9fans archive / 2000 / 07 / 509 /    prev next

From: miller@ham...
Subject: Re: [9fans] Kernel question: i386 test-and-set problem
Date: Thu, 20 Jul 2000 14:54:57 BST

jmk@pla... writes:

> The sleep/wakeup/postnote Rendez structure still has a lock which
> protects it, it just moved somewhere else.

Sorry, I didn't explain in enough detail.  In /sys/src/9/port/proc.c:588
wakeup() looks at r->p (pointer from Rendez to sleeping process)
without first acquiring any lock.  That's the unprotected access I was
referring to: it's dangerous because r->p is shared asynchronously
by sleep() and postnote().

The original 2nd edition kernel (CD version) had a lock in the Rendez
structure, and all accesses to r->p  were protected by acquiring
the lock first.  However, p->r (pointer from sleeping process to Rendez)
was shared between sleep() and postnote() without locking.

A later kernel update (845586056.rc) introduced a new lock in the Proc
structure (p->rlock) to protect the shared access to p->r, but eliminated
the lock in the Rendez structure.  This left r->p exposed again.  I believe
that's why you need coherence() calls.

> The 2nd Edition code would
> have needed coherence() calls too, but in different places, had it not
> been rewritten before we tried running on a multiprocessor Pentium Pro.

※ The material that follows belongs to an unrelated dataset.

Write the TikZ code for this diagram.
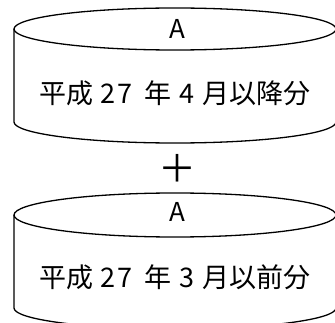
\documentclass[tikz,border=0pt]{standalone}
\usepackage{fontspec}
\newfontfamily\jp{Noto Sans CJK JP}
\tikzset{
  cyl/.style={line width=1.3pt, black},
  lbl/.style={inner sep=0pt, font=\jp\fontsize{27}{30}\selectfont},
  toplbl/.style={inner sep=0pt, font=\jp\fontsize{26}{28}\selectfont},
  pluslbl/.style={inner sep=0pt, font=\jp\fontsize{38}{40}\selectfont},
}
\begin{document}
\begin{tikzpicture}[x=1pt,y=1pt]
\useasboundingbox (0,0) rectangle (335,322);
\clip (0,0) rectangle (335,322);
% upper cylinder
\draw[cyl] (175,293) ellipse [x radius=161, y radius=21];
\draw[cyl] (14,293) -- (14,200) arc[start angle=180, end angle=360, x radius=161, y radius=21] -- (336,293);
% lower cylinder
\draw[cyl] (175,107) ellipse [x radius=161, y radius=22];
\draw[cyl] (14,107) -- (14,14) arc[start angle=180, end angle=360, x radius=161, y radius=21] -- (336,107);
% labels
\node[toplbl] (a1) at (177,293.5) {A};
\node[lbl] (t1) at (175,228.5) {平成\hspace{7pt}2\hspace{3pt}7\hspace{12pt}年\hspace{8pt}4\hspace{8pt}月以降分};
\node[pluslbl] (plus) at (177,154) {＋};
\node[toplbl] (a2) at (177,110) {A};
\node[lbl] (t2) at (175,44.5) {平成\hspace{7pt}2\hspace{3pt}7\hspace{12pt}年\hspace{8pt}3\hspace{8pt}月以前分};
\end{tikzpicture}
\end{document}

When I added mp support to the 2nd edition for my dual ppro system,
I reinstated the Rendez lock, and kept p->rlock as well, so in the
three-way conversation between sleep(), wakeup() and postnote() both
r->p and p->r are protected.  I didn't add any explicit coherence()
calls anywhere, and the system has been running stably for over two years.
If I remove the lock around the r->p access in wakeup(), a few simultaneous
'du -a /' commands will quickly cause a crash.

-- Richard Miller